For the record, if Smollett did what he is accused of having done, it was not only wrong, but also stupid.



But I also believe that the case is little more than tabloid fodder that the media, spurred by wails from conservatives and always so desperately insecure about being accused of liberal bias, has pumped up and stretched out. Everyone is trying to make this case bigger than it is and to mean more than it does.



At its core, it’s just a story about an alleged lie told by a cable television actor. It is a story about an alleged hate crime that didn’t happen, but that was staged by Smollett. The police diverted quite a few resources to investigate his claim, then came to the conclusion that the event was a hoax. Finally, the case was dropped before a trial and the records were sealed.



It is interesting Hollywood drama, but meaningless in the grand scheme of things. Smollett was charged with making false reports — lying. If the police are correct, there was no assault or death. There was no property damage. There was no theft.



The major damage was the damage Smollett did to his own career and reputation.



Diverting resources that could be used to investigate actual assaults and murders is a big deal, but if the police and prosecutors believed he did this, then they should have financial restitution as part of a plea deal.

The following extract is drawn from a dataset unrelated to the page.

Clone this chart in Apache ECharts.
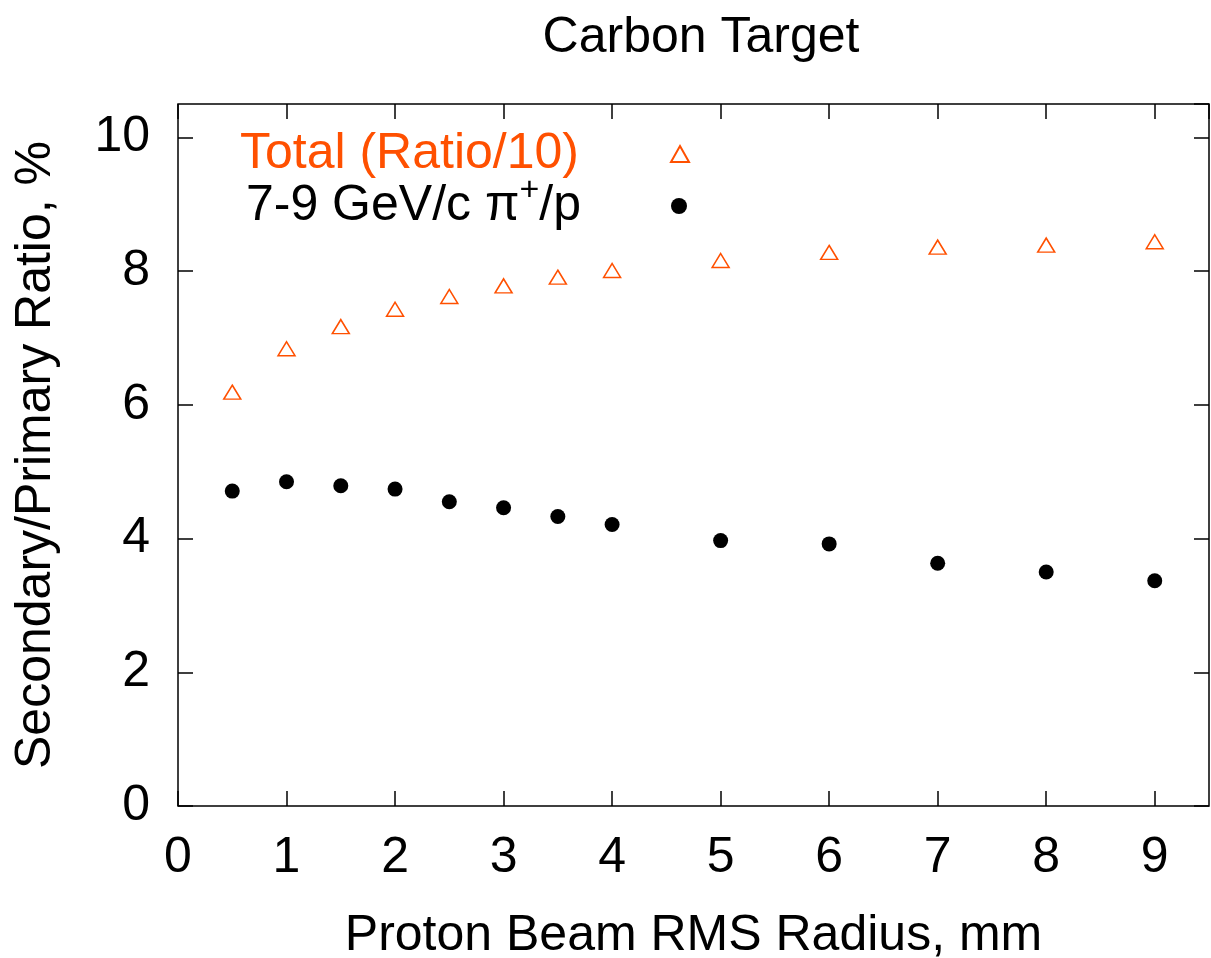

It is an ugly truth that money and power make a mockery of our justice system. Some people sit in jails for weeks, months or even years waiting for a trial because they can’t afford bail. Others pay up and go home immediately. Some people must use overworked public defenders. Others can afford high-powered legal teams. Some people are not shown preferential treatment. Others are.



Often, the people most injured by the negative impacts of this corrupt system are the poor, black and brown.

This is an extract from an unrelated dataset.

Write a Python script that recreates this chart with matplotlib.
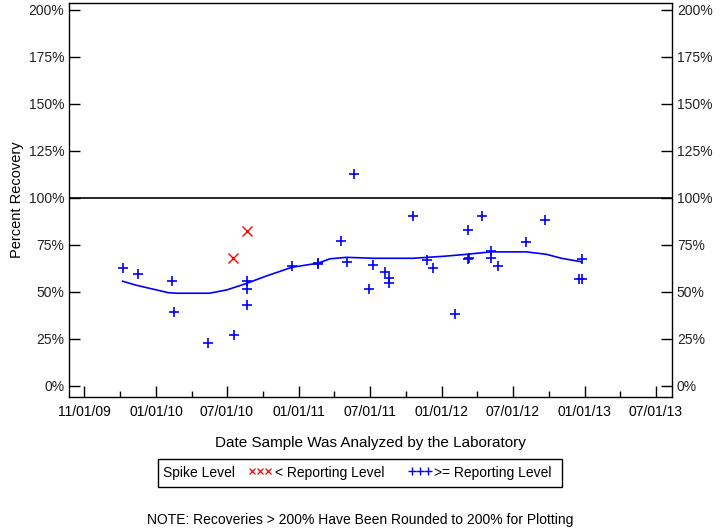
import matplotlib
matplotlib.use("Agg")
import matplotlib.pyplot as plt
from matplotlib.lines import Line2D
from matplotlib.patches import Rectangle
from matplotlib.ticker import FuncFormatter
import pandas as pd

plt.rcParams["font.family"] = ["Liberation Sans", "DejaVu Sans"]

# ---- data ----
ge_dates = ["2009-10-07", "2009-11-16", "2010-02-11", "2010-02-16", "2010-05-13",
            "2010-07-20", "2010-08-21", "2010-08-21", "2010-08-21", "2010-12-14",
            "2011-02-18", "2011-02-20", "2011-04-18", "2011-05-04", "2011-05-22",
            "2011-06-30", "2011-07-10", "2011-08-09", "2011-08-20", "2011-08-20",
            "2011-10-20", "2011-11-25", "2011-12-11", "2012-02-03", "2012-03-08",
            "2012-03-10", "2012-03-09", "2012-04-13", "2012-05-06", "2012-05-06",
            "2012-05-25", "2012-08-04", "2012-09-21", "2012-12-16", "2012-12-24",
            "2012-12-24"]
ge_pct = [62.8, 59.7, 55.9, 39.5, 23.0,
          27.0, 55.9, 51.4, 43.1, 63.7,
          64.7, 65.3, 77.0, 66.0, 112.6,
          51.4, 64.2, 60.5, 57.4, 54.9,
          90.3, 66.8, 62.8, 38.1, 67.7,
          67.9, 82.8, 90.3, 71.6, 68.1,
          63.7, 76.6, 88.4, 56.7, 56.7,
          67.6]

lt_dates = ["2010-07-16", "2010-08-21"]
lt_pct = [68.2, 82.4]

trend_dates = ["2009-10-07", "2009-11-12", "2010-02-01", "2010-02-23", "2010-05-17",
               "2010-07-01", "2010-08-21", "2010-10-10", "2010-12-14", "2011-02-19",
               "2011-03-21", "2011-05-03", "2011-07-10", "2011-10-20", "2012-01-09",
               "2012-03-04", "2012-05-06", "2012-08-05", "2012-09-25", "2012-11-02",
               "2012-12-19", "2012-12-24"]
trend_pct = [55.7, 53.5, 49.6, 49.3, 49.3,
             51.1, 54.6, 58.5, 63.1, 65.3,
             67.6, 68.4, 67.9, 67.9, 69.0,
             70.0, 71.3, 71.3, 70.0, 67.9,
             66.2, 66.0]

tick_dates = ["2009-07-01", "2010-01-01", "2010-07-01", "2011-01-01", "2011-07-01",
              "2012-01-01", "2012-07-01", "2013-01-01", "2013-07-01"]
tick_labels = ["11/01/09", "01/01/10", "07/01/10", "01/01/11", "07/01/11",
               "01/01/12", "07/01/12", "01/01/13", "07/01/13"]
y_ticks = [0, 25, 50, 75, 100, 125, 150, 175, 200]

BLUE = "#0000FF"
RED = "#FF0000"

fig = plt.figure(figsize=(7.2, 5.28), dpi=100)
ax = fig.add_axes([69 / 720, 1 - 397 / 528, 603 / 720, 394 / 528])

ax.plot(pd.to_datetime(trend_dates), trend_pct, color=BLUE, lw=1.2, zorder=3)
ax.plot(pd.to_datetime(ge_dates), ge_pct, ls="none", marker="+", ms=7, mew=1.2,
        color=BLUE, zorder=4)
ax.plot(pd.to_datetime(lt_dates), lt_pct, ls="none", marker="x", ms=6.5, mew=1.0,
        color=RED, zorder=4)
ax.axhline(100, color="black", lw=1.2, zorder=2)

ax.set_xlim(pd.Timestamp("2009-05-23"), pd.Timestamp("2013-08-12"))
ax.set_ylim(-5.9, 203.7)

ticks = pd.to_datetime(tick_dates)
ax.set_xticks(ticks)
ax.set_xticklabels(tick_labels, fontsize=10)
minor = [ticks[i] + (ticks[i + 1] - ticks[i]) / 2 for i in range(len(ticks) - 1)]
ax.set_xticks(minor, minor=True)
ax.tick_params(axis="x", which="major", direction="in", length=8, width=1, pad=6)
ax.tick_params(axis="x", which="minor", direction="in", length=4, width=1)

ax.set_yticks(y_ticks)
ax.yaxis.set_major_formatter(FuncFormatter(lambda v, _: f"{int(v)}%"))
ax.tick_params(axis="y", which="major", direction="in", length=8, width=1,
               labelsize=10, left=True, right=True, labelleft=True, labelright=True)
for lbl in ax.get_yticklabels():
    lbl.set_color("#222222")

for s in ax.spines.values():
    s.set_linewidth(1.0)

ax.set_ylabel("Percent Recovery", fontsize=10.5, labelpad=3)
ax.set_xlabel("Date Sample Was Analyzed by the Laboratory", fontsize=11, labelpad=12)

# legend box drawn by hand
fig.add_artist(Rectangle((158 / 720, 1 - 487 / 528), 404 / 720, 28 / 528,
                         transform=fig.transFigure, fill=False, ec="black", lw=1.0))
ly = 1 - 473 / 528
fig.text(163 / 720, ly, "Spike Level", fontsize=10, va="center", ha="left")
fig.add_artist(Line2D([252 / 720, 260 / 720, 268 / 720], [ly + 2 / 528] * 3,
                      transform=fig.transFigure, ls="none", marker="x", ms=5,
                      mew=0.9, color=RED))
fig.text(275 / 720, ly, "< Reporting Level", fontsize=10, va="center", ha="left")
fig.add_artist(Line2D([412 / 720, 420 / 720, 428 / 720], [ly + 2 / 528] * 3,
                      transform=fig.transFigure, ls="none", marker="+", ms=6,
                      mew=1.0, color=BLUE))
fig.text(434 / 720, ly, ">= Reporting Level", fontsize=10, va="center", ha="left")

fig.text(0.5, 1 - 520 / 528, "NOTE: Recoveries > 200% Have Been Rounded to 200% for Plotting",
         fontsize=10, ha="center", va="center")

fig.savefig("out.png", dpi=100, facecolor="white")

But in this case, Smollett, a black man, was the one with the wealth and the power. Prosecutors cut him a break that I don’t think they would have cut for the poor and the powerless.



None of this is of any real consequence beyond the local authorities and Smollett himself. And yet, more than two whole months after the precipitating event, people are still trying to make Smollett the embodiment of race problems in America. The dimwits at “Fox & Friends”went so far as to say the case, if it had been true, had the potential to ignite “race riots in major cities across this country.”



Ridiculous.



Others bemoaned the horrible impact the case would have on other hate crime victims being believed.



As a theory, that certainly sounds plausible, but where are the data to support such a claim? Smollett didn’t invent incredulity about vulnerable people and crime, so neither is he likely to significantly alter it.



I believe a bigger problem than people not being believed is that they are believed, but no one cares what happened to them.



Even the media is far more interested in the hoax angle to this story than they ever were about the alleged hate crime.



As Phillip Bump wrote in The Washington Post in February, the debunking of Smollett’s claim had gotten far more coverage than the initial claim.



Folks, what you are seeing is a media being bullied into bending over backward to placate the people who endlessly accuse them of bias. I believe you are also seeing an expression of subconscious race bias in the media itself that truly registers sensation at the thought of this black man’s deception.



Smollett’s greatest offense in this regard was not lying, if indeed he did, but lying about white people who support a racist in the White House.



Conservatives need this Smollett story to have legs. If Smollett’s racists were imaginary, then they can argue the racists we all see are imaginary.



They can paint our condemnation of the white supremacy we see resurging all around us as mere callous manipulation, which is the accusation against Smollett.



The fact that the media is still obsessing about this story two months in and being used by people who want to push a narrative that Smollett damaged race relations, rather than acknowledging that race relations have already been ripped to shreds in the Trump era, is the real embarrassment."